Labor rights, who owns them?
You can own something, or the government can own something, but you can’t both own the same thing.
It’s no surprise, then, that the most fundamental way to characterize economies is by the level of private ownership enjoyed. Economists take three very basic and broad categories (labor, capital, and land) of stuff, and examine whether the rights of ownership are with individuals or thegovernment. Prosperous economies are rooted in more individual ownership rights, while poor economies have more ownership in the hands of government.
So far, so simple, and it’s a good lead into the minimum wage issue, which is a hot topic both in the Commonwealth and the United States. The underlying issue is this: Who owns labor–the laborer, or the government? It’s more profound than mere economics, and is downright philosophical. Were you born free, or are you owned by your government?
In days of old (“when knights were bold…”), feudal systems kept the peasants under the power grip of kings and princes. Modern societies have a different twist, and the economic story of this century is how governments don’t have to force people to give up their labor rights. People–via the ballot box or revolutions–are happy to give these rights to the government.
A minimum wage–at any level–transfers the ownership of labor from the laborer to the government.
To souls that value freedom, the ownership of one’s own labor seems like a pretty fundamental right, a philosophical no-brainer. We weren’t, however, built for freedom as a species, and most people would rather have the government own their labor than retain their own rights to it. When the masses cry out for the government to enforce minimum wages, or raise those wages, they are essentially asking the government to take more ownership of the labor markets.
The two largest revolutions of this century were waged not for freedom, but in order to give governments total ownership of labor, which is what we know as socialism. The workers’ paradises of China and the U.S.S.R. were the utopian results. People are willing to kill, and be killed, in order to be relieved of ownership of their own labor. Freedom is a spiritual poison to most. People are far more comfortable with the concept of secret police and labor camps–if they weren’t, then we wouldn’t have secret police and labor camps. Society demands it.

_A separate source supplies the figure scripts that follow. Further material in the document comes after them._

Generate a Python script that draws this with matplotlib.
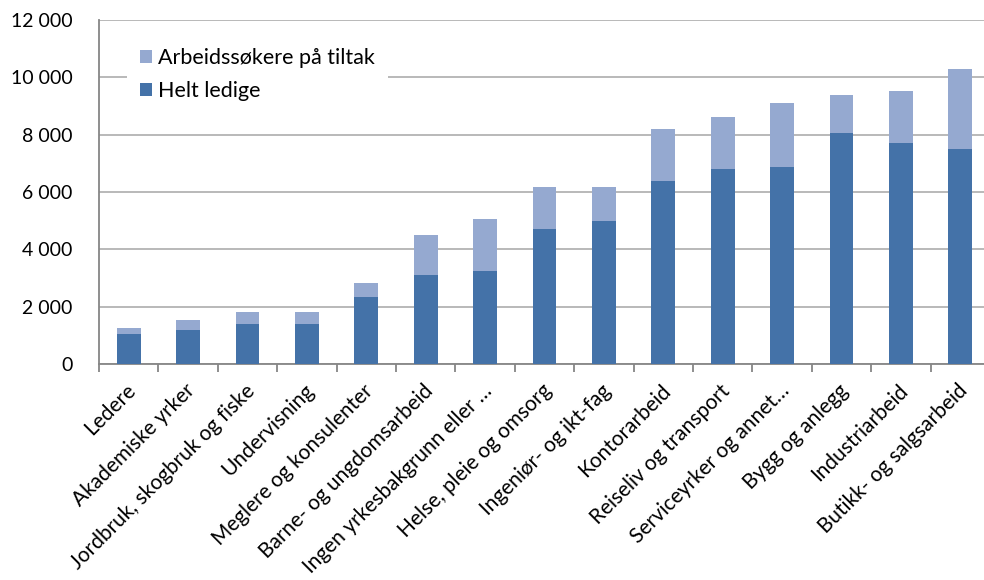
import matplotlib
matplotlib.use("Agg")
import matplotlib.pyplot as plt
from matplotlib.ticker import FuncFormatter, MultipleLocator
from matplotlib.transforms import ScaledTranslation

categories = [
    "Ledere", "Akademiske yrker", "Jordbruk, skogbruk og fiske", "Undervisning",
    "Meglere og konsulenter", "Barne- og ungdomsarbeid", "Ingen yrkesbakgrunn eller …",
    "Helse, pleie og omsorg", "Ingeniør- og ikt-fag", "Kontorarbeid",
    "Reiseliv og transport", "Serviceyrker og annet…", "Bygg og anlegg",
    "Industriarbeid", "Butikk- og salgsarbeid",
]
helt_ledige = [1060, 1200, 1410, 1410, 2320, 3090, 3230, 4700, 4980, 6380, 6800, 6870, 8050, 7700, 7500]
totals = [1270, 1550, 1830, 1830, 2810, 4490, 5050, 6170, 6170, 8200, 8620, 9100, 9380, 9520, 10290]
tiltak = [t - h for t, h in zip(totals, helt_ledige)]

dark = "#4472A8"
light = "#95A9D0"

plt.rcParams["font.family"] = ["Lato", "DejaVu Sans"]
FS_Y = 14
FS_X = 15
FS_L = 15.5

fig = plt.figure(figsize=(9.84, 5.8), dpi=100)
ax = fig.add_axes([99 / 984, 1 - 364 / 580, 891 / 984, (364 - 20) / 580])

x = list(range(len(categories)))
b1 = ax.bar(x, helt_ledige, width=0.40, color=dark, zorder=3, label="Helt ledige")
b2 = ax.bar(x, tiltak, bottom=helt_ledige, width=0.40, color=light, zorder=3,
            label="Arbeidssøkere på tiltak")

ax.set_xlim(-0.5, len(categories) - 0.5)
ax.set_ylim(0, 12000)
ax.yaxis.set_major_locator(MultipleLocator(2000))
ax.yaxis.set_major_formatter(FuncFormatter(lambda v, p: f"{int(v):,}".replace(",", " ")))
ax.grid(axis="y", color="#B3B3B3", linewidth=1.3, zorder=0)
ax.set_axisbelow(True)

for s in ["top", "right"]:
    ax.spines[s].set_visible(False)
for s in ["left", "bottom"]:
    ax.spines[s].set_color("#868686")
    ax.spines[s].set_linewidth(1.3)

ax.set_xticks(x)
ax.set_xticklabels(categories, rotation=45, ha="right", rotation_mode="anchor", fontsize=FS_X)
ax.set_xticks([i - 0.5 for i in range(len(categories) + 1)], minor=True)
ax.tick_params(axis="x", which="major", length=0, pad=9)
ax.tick_params(axis="x", which="minor", length=6, width=1.3, color="#868686")
ax.tick_params(axis="y", length=0, pad=19, labelsize=FS_Y)

shift = ScaledTranslation(-3 / 100, -4 / 100, fig.dpi_scale_trans)
for lab in ax.get_xticklabels():
    lab.set_transform(lab.get_transform() + shift)

leg = ax.legend([b2, b1], ["Arbeidssøkere på tiltak", "Helt ledige"],
                loc="upper left", bbox_to_anchor=(0.031, 0.957), frameon=True,
                fancybox=False, edgecolor="none", facecolor="white", framealpha=1,
                fontsize=FS_L, handlelength=0.56, handleheight=0.56, handletextpad=0.3,
                labelspacing=0.62, borderpad=0.6, borderaxespad=0)
leg.set_zorder(5)

fig.savefig("out.png", dpi=100)
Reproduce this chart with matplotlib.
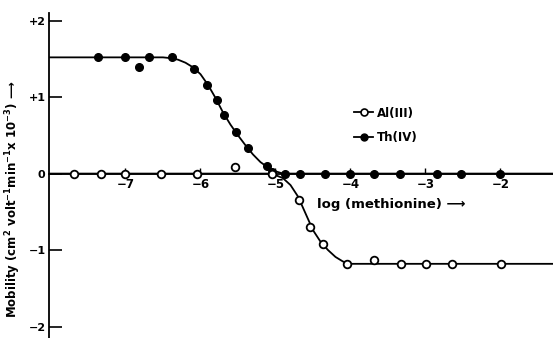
import matplotlib
matplotlib.use("Agg")
import matplotlib.pyplot as plt
from matplotlib.lines import Line2D

# measured points, x = log(methionine), y = mobility (cm2 V-1 min-1 x 10^-3)
al_x = [-7.68, -7.32, -7.00, -6.53, -6.04, -5.54, -5.04, -4.68, -4.54, -4.36,
        -4.05, -3.69, -3.33, -2.99, -2.64, -1.99]
al_y = [0.0, 0.0, 0.0, 0.0, 0.0, 0.09, 0.0, -0.34, -0.70, -0.92,
        -1.18, -1.13, -1.18, -1.18, -1.18, -1.18]

th_x = [-7.36, -7.00, -6.82, -6.68, -6.38, -6.08, -5.91, -5.78, -5.69, -5.53,
        -5.37, -5.11, -5.04, -4.87, -4.67, -4.34, -4.00, -3.69, -3.34, -2.85,
        -2.53, -2.01]
th_y = [1.52, 1.52, 1.40, 1.52, 1.52, 1.37, 1.16, 0.96, 0.77, 0.54,
        0.33, 0.10, 0.02, 0.0, 0.0, 0.0, 0.0, 0.0, 0.0, 0.0,
        0.0, 0.0]

# drawn (fitted) curves
th_curve_x = [-8.02, -6.5, -6.4, -6.3, -6.2, -6.1, -6.0, -5.9, -5.8, -5.7, -5.6,
              -5.5, -5.4, -5.3, -5.2, -5.1, -5.0, -4.9, -1.3]
th_curve_y = [1.52, 1.52, 1.51, 1.49, 1.45, 1.39, 1.30, 1.16, 0.99, 0.80, 0.64,
              0.50, 0.37, 0.25, 0.15, 0.08, 0.03, 0.0, 0.0]
al_curve_x = [-8.02, -5.1, -5.0, -4.9, -4.8, -4.7, -4.6, -4.5, -4.4, -4.3, -4.2,
              -4.1, -4.0, -1.3]
al_curve_y = [0.0, 0.0, -0.02, -0.06, -0.15, -0.30, -0.52, -0.74, -0.89, -1.0,
              -1.09, -1.15, -1.18, -1.18]

xticks = [-7, -6, -5, -4, -3, -2]
xlabels = ["\u22127", "\u22126", "\u22125", "\u22124", "\u22123", "\u22122"]
yticks = [2, 1, 0, -1, -2]
ylabels = ["+2", "+1", "0", "\u22121", "\u22122"]

plt.rcParams["font.family"] = "DejaVu Sans"
plt.rcParams["font.weight"] = "bold"

fig = plt.figure(figsize=(5.53, 3.38), dpi=100, facecolor="white")
ax = fig.add_axes([0.0886, 0.0, 0.9114, 0.9615])

ax.plot(th_curve_x, th_curve_y, color="black", lw=1.3, zorder=2)
ax.plot(al_curve_x, al_curve_y, color="black", lw=1.3, zorder=2)
ax.plot(th_x, th_y, "o", ms=5.5, mfc="black", mec="black", zorder=3)
ax.plot(al_x, al_y, "o", ms=5.5, mfc="white", mec="black", mew=1.3, zorder=3)

ax.set_xlim(-8.02, -1.3)
ax.set_ylim(-2.15, 2.1)

ax.spines["top"].set_visible(False)
ax.spines["right"].set_visible(False)
ax.spines["bottom"].set_position(("data", 0))
ax.spines["bottom"].set_linewidth(1.3)
ax.spines["left"].set_linewidth(1.3)

ax.set_xticks(xticks)
ax.set_xticklabels(xlabels, fontsize=8.5, fontweight="bold")
ax.set_yticks(yticks)
ax.set_yticklabels(ylabels, fontsize=8, fontweight="bold")
ax.tick_params(axis="x", direction="in", length=4, width=1, pad=3)
ax.tick_params(axis="y", direction="in", length=9, width=1.2, pad=2.5)

ax.text(-4.44, -0.4, "log (methionine) \u27f6", fontsize=9.5, fontweight="bold",
        ha="left", va="center")

fig.text(0.024, 0.41, "Mobility (cm$^{\\mathbf{2}}$ volt$^{\\mathbf{-1}}$min$^{\\mathbf{-1}}$x 10$^{\\mathbf{-3}}$) \u27f6",
         rotation=90, fontsize=8.5, fontweight="bold", ha="center", va="center")

handles = [
    Line2D([], [], color="black", lw=1.3, marker="o", ms=5, mfc="white", mec="black", mew=1.2),
    Line2D([], [], color="black", lw=1.3, marker="o", ms=5, mfc="black", mec="black"),
]
ax.legend(handles, ["Al(III)", "Th(IV)"], loc="upper left",
          bbox_to_anchor=(0.585, 0.745), frameon=False, handlelength=1.6,
          handletextpad=0.3, labelspacing=0.95, prop={"size": 8.5, "weight": "bold"})

fig.savefig("out.png", dpi=100, facecolor="white")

Economics can be brought more into alignment with human nature when we take this premise: The most fundamental need of most people is for authority. There are few economic–or social– issues that aren’t touched by this fact. Pointy headed economists might live in rational and mathematically precise little worlds, but when projecting such rationality on the world at large, they open up a Pandora’s box of misunderstandings.
A rational discourse on labor rights is, therefore, impossible in society at large. It runs afoul of the basic emotions that drive the species, and nothing will ever change that.